Fernando Smith

No. 95, 96, 92
- Position: Defensive end

Personal information
- Born: August 2, 1971 (age 55) Flint, Michigan, U.S.
- Listed height: 6 ft 6 in (1.98 m)
- Listed weight: 284 lb (129 kg)

Career information
- High school: Flint Northwestern
- College: Jackson State
- NFL draft: 1994: 2nd round, 55th overall pick

Career history
- Minnesota Vikings (1994–1997); Jacksonville Jaguars (1998); Baltimore Ravens (1999); Minnesota Vikings (2000)*; St. Louis Rams (2000); Minnesota Vikings (2000); Carolina Panthers (2002);
- * Offseason or practice squad member only

Career NFL statistics
- Total tackles: 161
- Sacks: 20
- Forced fumbles: 5
- Fumble recoveries: 7
- Stats at Pro Football Reference

= Fernando Smith =

American football player (born 1971)

Fernando Smith (born August 2, 1971) is an American former professional football player who was a defensive end in the National Football League (NFL).
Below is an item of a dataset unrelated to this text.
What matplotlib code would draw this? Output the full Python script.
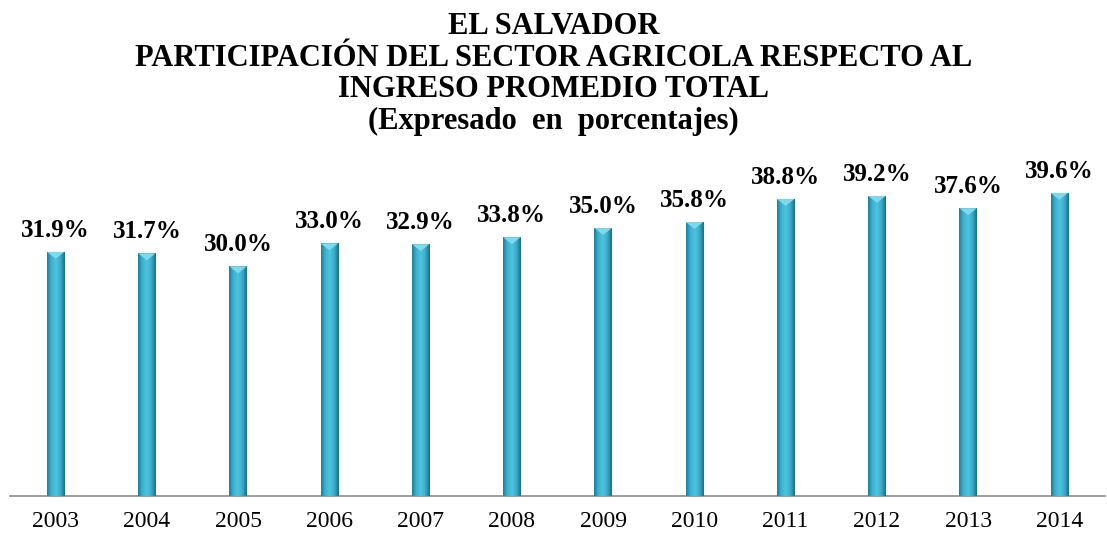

He is from Flint, MI and graduated from Flint Northwestern High School and then Jackson State University in 1994.

He was selected in the second round of the 1994 NFL draft with the 55th overall pick by the Minnesota Vikings. He played 4 seasons for the Vikings, and then one season each for the Jacksonville Jaguars, Baltimore Ravens, and St. Louis Rams before retiring in 2001.